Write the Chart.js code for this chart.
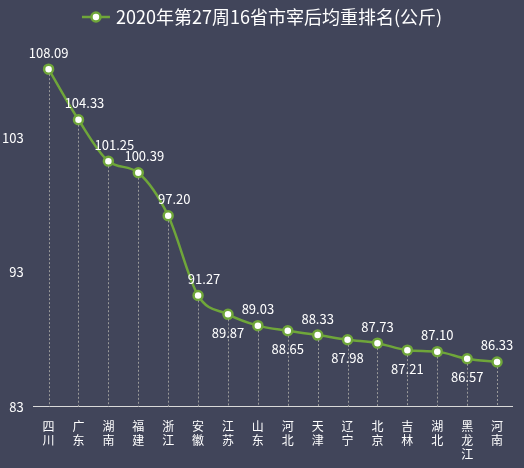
<!DOCTYPE html>
<html>
<head>
<meta charset="utf-8">
<script src="https://cdn.jsdelivr.net/npm/chart.js@4"></script>
<style>
  html, body { margin: 0; padding: 0; background: #41455a; }
  #wrap { width: 524px; height: 468px; }
</style>
</head>
<body>
<div id="wrap"><canvas id="chart"></canvas></div>
<script>
const provinces = ["四川", "广东", "湖南", "福建", "浙江", "安徽", "江苏", "山东", "河北", "天津", "辽宁", "北京", "吉林", "湖北", "黑龙江", "河南"];
const weights = [108.09, 104.33, 101.25, 100.39, 97.20, 91.27, 89.87, 89.03, 88.65, 88.33, 87.98, 87.73, 87.21, 87.10, 86.57, 86.33];
const labelBelow = [false, false, false, false, false, false, true, false, true, false, true, false, true, false, true, false];
const yTicks = [83, 93, 103];
const seriesName = "2020年第27周16省市宰后均重排名(公斤)";

const green = "#6fa63a";
const font = "'Noto Sans CJK SC', 'DejaVu Sans', sans-serif";

// Dashed drop lines, value labels and the legend title
const decor = {
  id: "decor",
  afterDatasetsDraw(chart) {
    const ctx = chart.ctx;
    const meta = chart.getDatasetMeta(0);
    const bottom = chart.scales.y.bottom;
    ctx.save();
    ctx.strokeStyle = "#9a9a9a";
    ctx.lineWidth = 1;
    ctx.setLineDash([2, 2]);
    meta.data.forEach(p => {
      ctx.beginPath();
      ctx.moveTo(Math.round(p.x) + 0.5, p.y + 5);
      ctx.lineTo(Math.round(p.x) + 0.5, bottom);
      ctx.stroke();
    });
    ctx.setLineDash([]);
    ctx.fillStyle = "#ffffff";
    ctx.font = "13px " + font;
    ctx.textAlign = "center";
    meta.data.forEach((p, i) => {
      const txt = weights[i].toFixed(2);
      if (labelBelow[i]) {
        ctx.textBaseline = "top";
        ctx.fillText(txt, p.x, p.y + 12);
      } else {
        ctx.textBaseline = "bottom";
        ctx.fillText(txt, p.x + (i > 0 && i < 6 ? 6 : 0), p.y - 10);
      }
    });
    // legend
    const cx = 262;
    ctx.font = "18px " + font;
    ctx.textBaseline = "middle";
    const w = ctx.measureText(seriesName).width;
    const start = cx - (w + 34) / 2;
    ctx.strokeStyle = green;
    ctx.lineWidth = 2.5;
    ctx.beginPath();
    ctx.moveTo(start, 17);
    ctx.lineTo(start + 28, 17);
    ctx.stroke();
    ctx.beginPath();
    ctx.arc(start + 14, 17, 4.5, 0, Math.PI * 2);
    ctx.fillStyle = "#ffffff";
    ctx.fill();
    ctx.stroke();
    ctx.fillStyle = "#ffffff";
    ctx.textAlign = "left";
    ctx.fillText(seriesName, start + 34, 17);
    ctx.restore();
  }
};

new Chart(document.getElementById("chart"), {
  type: "line",
  data: {
    labels: provinces.map(s => s.split("")),
    datasets: [{
      label: seriesName,
      data: weights,
      borderColor: green,
      borderWidth: 2.5,
      pointBackgroundColor: "#ffffff",
      pointBorderColor: green,
      pointBorderWidth: 2.5,
      pointRadius: 4.5,
      tension: 0.2,
      cubicInterpolationMode: "monotone"
    }]
  },
  options: {
    responsive: true,
    maintainAspectRatio: false,
    animation: false,
    layout: { padding: { top: 30, right: 12, left: 0, bottom: 2 } },
    plugins: { legend: { display: false }, tooltip: { enabled: false } },
    scales: {
      x: {
        offset: true,
        grid: { display: false },
        border: { color: "#d9d9d9" },
        ticks: { color: "#ffffff", font: { size: 12, family: font }, maxRotation: 0, autoSkip: false, padding: 4 }
      },
      y: {
        min: 83,
        max: 111,
        afterBuildTicks(axis) { axis.ticks = yTicks.map(v => ({ value: v })); },
        grid: { display: false },
        border: { display: false },
        ticks: { color: "#ffffff", font: { size: 13, family: font }, padding: 2 }
      }
    }
  },
  plugins: [decor]
});
</script>
</body>
</html>
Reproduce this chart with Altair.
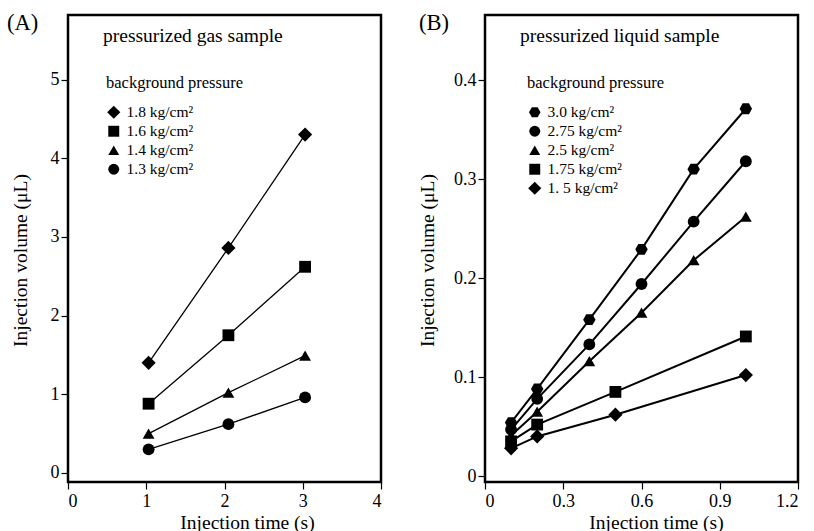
━━━━━━
** Exercise requirements **
Your task is to return the lines above, from the first one up to and including the line containing "CJK SC', 'DejaVu", minus any pictures.

** Response to the task **
Write the Chart.js code for this chart.
<!DOCTYPE html>
<html>
<head>
<meta charset="utf-8">
<script src="https://cdn.jsdelivr.net/npm/chart.js@4"></script>
<style>
  html, body { margin: 0; padding: 0; background: #41455a; }
  #wrap { width: 524px; height: 468px; }
</style>
</head>
<body>
<div id="wrap"><canvas id="chart"></canvas></div>
<script>
const provinces = ["四川", "广东", "湖南", "福建", "浙江", "安徽", "江苏", "山东", "河北", "天津", "辽宁", "北京", "吉林", "湖北", "黑龙江", "河南"];
const weights = [108.09, 104.33, 101.25, 100.39, 97.20, 91.27, 89.87, 89.03, 88.65, 88.33, 87.98, 87.73, 87.21, 87.10, 86.57, 86.33];
const labelBelow = [false, false, false, false, false, false, true, false, true, false, true, false, true, false, true, false];
const yTicks = [83, 93, 103];
const seriesName = "2020年第27周16省市宰后均重排名(公斤)";

const green = "#6fa63a";
const font = "'Noto Sans CJK SC', 'DejaVu Sans', sans-serif";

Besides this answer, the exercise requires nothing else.